La Scrittura ci aiuta a comprendere che Paolo non stesse in questo modo agendo incoerentemente, immoralmente e senza doppiezza? Sì, lo fa. I giudei non-credenti non avevano ancora riconosciuto il drammatico cambiamento introdotto dalle realtà redentive del Nuovo Testamento. Benché Cristo avesse realizzato tutto ciò che le leggi mosaiche avevano anticipato, i giudei non-credenti continuavano a seguire quei rituali. Nel trattare con tali persone Paolo si adeguò a quei costumi per guadagnare ascoltatori all’evangelo anche se egli sapeva perfettamente che in se stessi non fossero più obbligatori.
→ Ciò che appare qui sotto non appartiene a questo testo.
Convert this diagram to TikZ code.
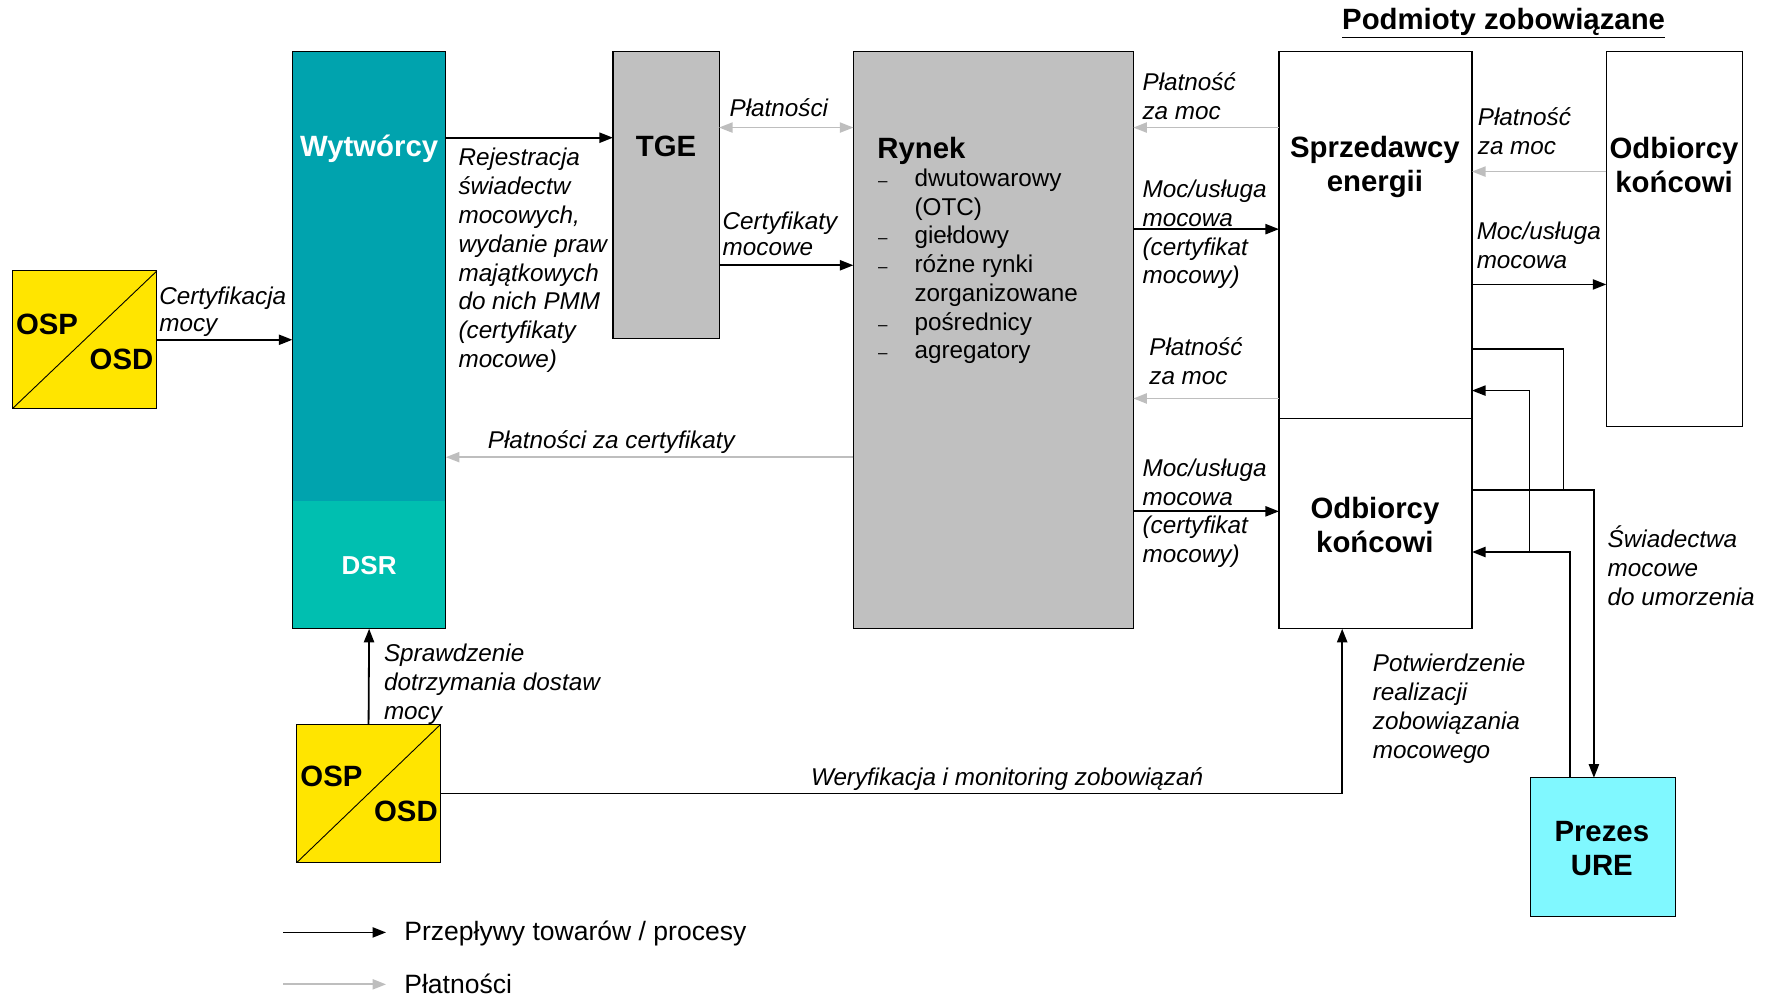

Le ombre avevano lasciato il posto al Salvatore. Nel caso specifico, Paolo avrebbe compiuto riti di purificazione (ad es. Atti 21:20-26) e fatto certi voti (ad es. Atti 18:18) che sapeva essere moralmente indifferenti e lo fece per preservare degli ascoltatori dell’evangelo tra i giudei. Tra i gentili, però, egli agiva “come senza legge”. Non c’era alcun vantaggio nel continuare le cerimonie alla loro presenza. In quest’aspetto non erano come i giudei “custoditi sotto la legge, in attesa della fede”, “sotto un precettore” finché fossero giunti alla maturità di figli — come sono i credenti del Nuovo Testamento, i quali godono libertà da quel precettore della legge (Ga. 3:23-26).
I giudei vissero sotto i riti cerimoniali dati loro da Mosè. In 1° Corinzi 9:20 Paolo, riconoscendo che questi riti non potevano veramente compiere la salvezza e che erano stati resi inoperanti dall’opera espiatrice di Cristo, dice che nondimeno egli agiva come fosse “sotto la legge” per poter guadagnare i giudei a Cristo. Con alcuni uomini si conformava a questi riti, ma con altri non lo faceva. Era tutto a tutti — senza mai perdere di vista il fatto che era “sotto la legge di Cristo” e quindi non mancava assolutamente di sottomettersi alla legge di Dio.